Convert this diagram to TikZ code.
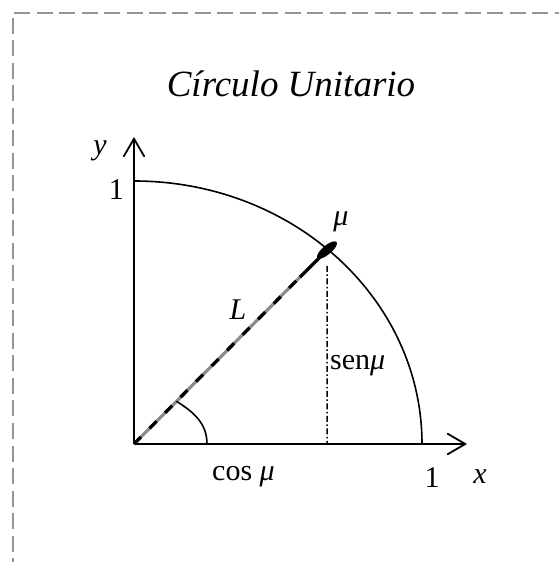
* * * * *
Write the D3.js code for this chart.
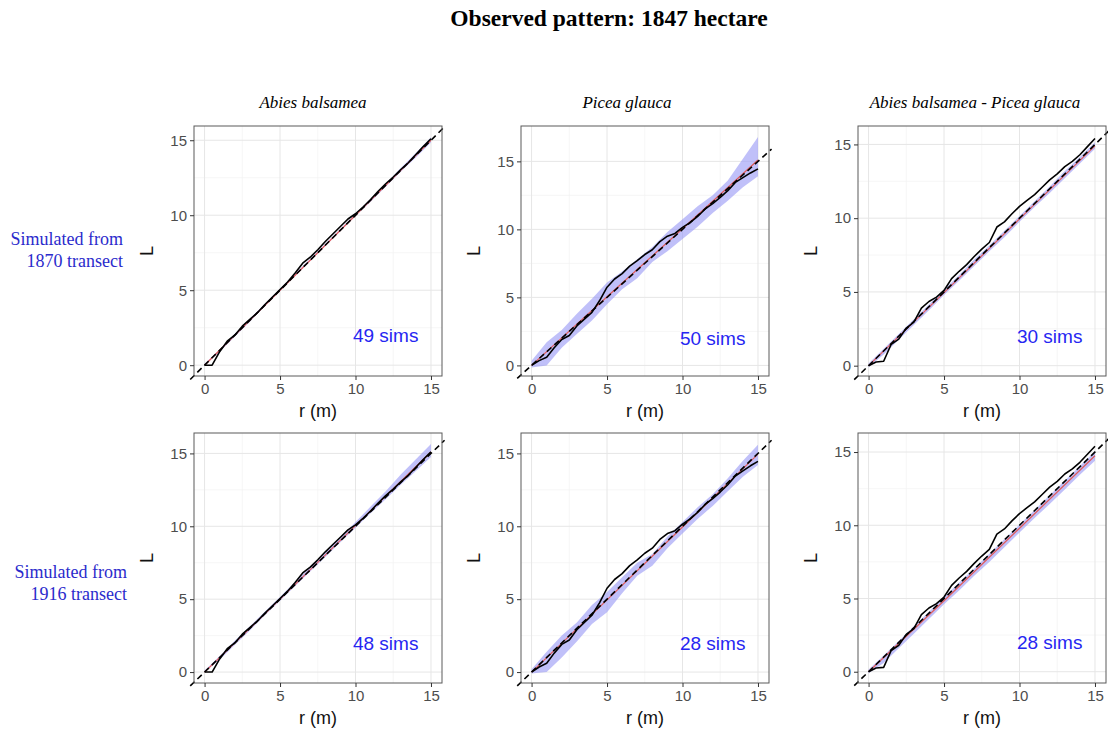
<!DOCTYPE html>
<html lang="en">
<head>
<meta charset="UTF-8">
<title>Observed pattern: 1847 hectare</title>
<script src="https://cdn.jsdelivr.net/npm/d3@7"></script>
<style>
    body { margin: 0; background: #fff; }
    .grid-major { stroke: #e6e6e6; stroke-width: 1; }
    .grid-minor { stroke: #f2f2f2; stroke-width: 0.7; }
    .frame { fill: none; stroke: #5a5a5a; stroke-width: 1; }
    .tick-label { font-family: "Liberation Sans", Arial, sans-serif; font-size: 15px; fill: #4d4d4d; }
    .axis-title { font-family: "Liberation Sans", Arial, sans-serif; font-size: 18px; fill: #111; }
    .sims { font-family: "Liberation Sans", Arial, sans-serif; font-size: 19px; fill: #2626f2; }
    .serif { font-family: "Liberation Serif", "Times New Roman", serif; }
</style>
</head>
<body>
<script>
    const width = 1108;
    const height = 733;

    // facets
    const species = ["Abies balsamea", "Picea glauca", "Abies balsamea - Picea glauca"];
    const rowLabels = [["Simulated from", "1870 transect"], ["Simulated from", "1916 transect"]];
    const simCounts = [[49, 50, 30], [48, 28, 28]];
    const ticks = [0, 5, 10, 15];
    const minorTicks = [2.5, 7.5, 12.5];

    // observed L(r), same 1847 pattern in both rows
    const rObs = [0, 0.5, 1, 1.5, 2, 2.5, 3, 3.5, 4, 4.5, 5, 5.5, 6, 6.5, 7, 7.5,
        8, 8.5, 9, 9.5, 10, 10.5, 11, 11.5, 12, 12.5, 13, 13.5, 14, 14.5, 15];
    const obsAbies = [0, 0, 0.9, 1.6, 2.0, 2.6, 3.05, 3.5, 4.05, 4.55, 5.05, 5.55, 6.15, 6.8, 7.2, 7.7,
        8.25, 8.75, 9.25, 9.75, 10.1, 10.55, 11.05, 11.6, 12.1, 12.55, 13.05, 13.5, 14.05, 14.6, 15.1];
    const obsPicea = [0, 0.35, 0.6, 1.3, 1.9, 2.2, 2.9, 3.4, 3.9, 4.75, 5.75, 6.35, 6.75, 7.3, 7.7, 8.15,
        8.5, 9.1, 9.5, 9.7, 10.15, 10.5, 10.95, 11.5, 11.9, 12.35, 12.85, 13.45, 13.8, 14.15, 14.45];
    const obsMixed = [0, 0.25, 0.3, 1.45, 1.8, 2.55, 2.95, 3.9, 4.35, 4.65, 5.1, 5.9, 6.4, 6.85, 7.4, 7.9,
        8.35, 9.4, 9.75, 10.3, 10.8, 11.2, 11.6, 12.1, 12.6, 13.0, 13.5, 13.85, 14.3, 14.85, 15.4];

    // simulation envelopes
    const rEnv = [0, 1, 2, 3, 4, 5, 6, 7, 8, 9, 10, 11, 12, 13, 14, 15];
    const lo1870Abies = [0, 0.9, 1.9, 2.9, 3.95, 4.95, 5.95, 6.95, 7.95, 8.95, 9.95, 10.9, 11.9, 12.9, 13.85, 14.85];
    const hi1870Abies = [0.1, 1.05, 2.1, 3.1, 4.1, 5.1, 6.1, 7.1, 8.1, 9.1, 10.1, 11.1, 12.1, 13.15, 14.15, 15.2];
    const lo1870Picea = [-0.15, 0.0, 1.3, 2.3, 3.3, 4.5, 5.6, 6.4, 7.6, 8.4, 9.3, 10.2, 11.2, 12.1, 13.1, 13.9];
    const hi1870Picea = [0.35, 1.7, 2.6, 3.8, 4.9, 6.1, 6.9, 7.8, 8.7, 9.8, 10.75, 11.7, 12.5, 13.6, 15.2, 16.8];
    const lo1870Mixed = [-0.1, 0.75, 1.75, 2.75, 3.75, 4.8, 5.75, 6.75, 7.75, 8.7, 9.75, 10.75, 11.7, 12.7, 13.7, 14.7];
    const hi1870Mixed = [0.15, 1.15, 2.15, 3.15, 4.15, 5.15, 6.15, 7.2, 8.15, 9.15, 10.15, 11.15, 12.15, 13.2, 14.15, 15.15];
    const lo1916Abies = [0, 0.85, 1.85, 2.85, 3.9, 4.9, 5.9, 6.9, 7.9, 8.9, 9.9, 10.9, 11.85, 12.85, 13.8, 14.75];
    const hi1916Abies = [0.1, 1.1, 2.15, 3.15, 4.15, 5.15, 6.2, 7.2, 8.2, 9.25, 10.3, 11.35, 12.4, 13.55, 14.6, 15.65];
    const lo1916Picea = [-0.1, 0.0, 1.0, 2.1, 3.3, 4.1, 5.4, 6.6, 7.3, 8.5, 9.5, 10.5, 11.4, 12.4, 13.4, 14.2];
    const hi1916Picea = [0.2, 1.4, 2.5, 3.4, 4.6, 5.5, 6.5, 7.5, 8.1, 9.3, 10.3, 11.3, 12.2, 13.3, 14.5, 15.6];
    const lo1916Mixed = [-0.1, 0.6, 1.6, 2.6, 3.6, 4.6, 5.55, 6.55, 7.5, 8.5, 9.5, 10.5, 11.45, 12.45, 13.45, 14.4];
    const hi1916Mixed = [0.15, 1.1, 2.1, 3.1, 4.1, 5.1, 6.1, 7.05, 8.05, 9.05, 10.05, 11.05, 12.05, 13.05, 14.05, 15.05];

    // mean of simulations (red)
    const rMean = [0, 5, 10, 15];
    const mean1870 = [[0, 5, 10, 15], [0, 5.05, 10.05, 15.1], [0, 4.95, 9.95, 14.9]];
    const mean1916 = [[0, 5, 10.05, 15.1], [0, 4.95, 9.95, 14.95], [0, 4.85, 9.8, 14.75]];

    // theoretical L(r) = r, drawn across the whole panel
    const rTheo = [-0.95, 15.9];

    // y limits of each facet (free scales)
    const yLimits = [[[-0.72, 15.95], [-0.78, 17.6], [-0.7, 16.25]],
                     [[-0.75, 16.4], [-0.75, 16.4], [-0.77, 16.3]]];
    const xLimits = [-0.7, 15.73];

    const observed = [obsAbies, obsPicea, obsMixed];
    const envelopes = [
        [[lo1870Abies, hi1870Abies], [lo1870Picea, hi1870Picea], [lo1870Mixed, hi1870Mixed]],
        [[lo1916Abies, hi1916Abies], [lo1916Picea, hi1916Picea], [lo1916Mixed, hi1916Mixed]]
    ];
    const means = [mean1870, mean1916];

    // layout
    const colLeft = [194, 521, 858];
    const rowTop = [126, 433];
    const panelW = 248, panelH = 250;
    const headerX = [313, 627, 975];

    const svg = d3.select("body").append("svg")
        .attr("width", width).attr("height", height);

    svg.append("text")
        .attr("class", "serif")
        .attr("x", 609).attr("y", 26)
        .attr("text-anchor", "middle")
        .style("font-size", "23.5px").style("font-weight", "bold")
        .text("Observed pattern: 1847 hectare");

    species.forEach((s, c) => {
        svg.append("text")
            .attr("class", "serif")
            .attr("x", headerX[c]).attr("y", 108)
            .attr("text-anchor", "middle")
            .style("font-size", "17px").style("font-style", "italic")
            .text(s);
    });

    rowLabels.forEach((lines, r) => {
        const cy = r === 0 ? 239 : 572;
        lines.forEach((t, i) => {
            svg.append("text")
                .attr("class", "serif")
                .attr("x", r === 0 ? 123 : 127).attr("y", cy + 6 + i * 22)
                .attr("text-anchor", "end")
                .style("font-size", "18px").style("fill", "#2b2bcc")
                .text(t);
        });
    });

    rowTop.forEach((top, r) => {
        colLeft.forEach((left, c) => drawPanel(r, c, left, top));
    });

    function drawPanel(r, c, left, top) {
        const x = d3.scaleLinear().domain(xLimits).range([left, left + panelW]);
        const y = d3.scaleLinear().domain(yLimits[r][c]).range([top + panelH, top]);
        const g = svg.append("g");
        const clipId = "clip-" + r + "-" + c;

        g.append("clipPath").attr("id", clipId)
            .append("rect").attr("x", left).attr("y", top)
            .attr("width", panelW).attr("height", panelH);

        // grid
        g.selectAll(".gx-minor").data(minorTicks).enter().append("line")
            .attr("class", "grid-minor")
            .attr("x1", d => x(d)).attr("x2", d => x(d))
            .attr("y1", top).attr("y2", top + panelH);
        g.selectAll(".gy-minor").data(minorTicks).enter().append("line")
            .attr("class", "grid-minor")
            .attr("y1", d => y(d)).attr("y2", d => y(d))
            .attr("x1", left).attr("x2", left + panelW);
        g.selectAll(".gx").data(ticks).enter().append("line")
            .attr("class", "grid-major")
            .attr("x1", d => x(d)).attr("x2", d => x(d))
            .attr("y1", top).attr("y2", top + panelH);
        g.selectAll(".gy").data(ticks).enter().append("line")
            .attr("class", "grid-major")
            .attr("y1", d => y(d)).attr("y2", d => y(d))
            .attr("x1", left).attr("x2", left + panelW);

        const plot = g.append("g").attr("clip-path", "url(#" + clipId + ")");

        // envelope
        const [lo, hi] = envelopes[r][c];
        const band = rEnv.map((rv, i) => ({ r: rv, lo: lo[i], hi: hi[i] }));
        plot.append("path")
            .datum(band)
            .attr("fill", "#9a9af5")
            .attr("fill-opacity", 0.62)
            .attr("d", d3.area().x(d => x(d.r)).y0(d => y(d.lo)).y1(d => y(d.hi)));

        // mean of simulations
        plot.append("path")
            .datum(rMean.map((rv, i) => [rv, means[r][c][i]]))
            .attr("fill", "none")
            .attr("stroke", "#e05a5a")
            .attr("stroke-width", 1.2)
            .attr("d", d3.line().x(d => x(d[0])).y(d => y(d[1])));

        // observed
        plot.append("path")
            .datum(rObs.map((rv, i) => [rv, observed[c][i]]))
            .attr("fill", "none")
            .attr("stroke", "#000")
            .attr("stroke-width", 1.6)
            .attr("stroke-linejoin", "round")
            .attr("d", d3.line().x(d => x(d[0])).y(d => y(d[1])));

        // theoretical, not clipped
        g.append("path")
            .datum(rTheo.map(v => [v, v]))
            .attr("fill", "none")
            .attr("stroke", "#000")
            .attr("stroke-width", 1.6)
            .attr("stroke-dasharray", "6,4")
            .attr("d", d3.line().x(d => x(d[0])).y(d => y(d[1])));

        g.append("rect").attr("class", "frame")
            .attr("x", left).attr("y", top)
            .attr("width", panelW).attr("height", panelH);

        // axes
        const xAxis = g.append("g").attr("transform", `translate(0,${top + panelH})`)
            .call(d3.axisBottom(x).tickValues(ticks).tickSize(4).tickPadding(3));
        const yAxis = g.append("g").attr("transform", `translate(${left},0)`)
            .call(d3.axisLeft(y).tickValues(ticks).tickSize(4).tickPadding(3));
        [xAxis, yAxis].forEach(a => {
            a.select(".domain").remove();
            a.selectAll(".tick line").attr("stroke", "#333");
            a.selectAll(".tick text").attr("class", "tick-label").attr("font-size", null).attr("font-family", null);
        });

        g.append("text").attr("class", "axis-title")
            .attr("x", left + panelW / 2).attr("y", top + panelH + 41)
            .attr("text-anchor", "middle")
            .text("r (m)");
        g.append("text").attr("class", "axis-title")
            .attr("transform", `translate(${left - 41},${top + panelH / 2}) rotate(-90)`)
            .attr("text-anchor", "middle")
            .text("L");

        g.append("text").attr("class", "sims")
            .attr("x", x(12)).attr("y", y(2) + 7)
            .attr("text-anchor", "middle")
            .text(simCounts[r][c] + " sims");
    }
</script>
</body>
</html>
* * * * *
* [WHAT THIS TASK INVOLVES] Say how many lines include the word "code"; reply with the number alone.

* [WRITTEN RESPONSE] 2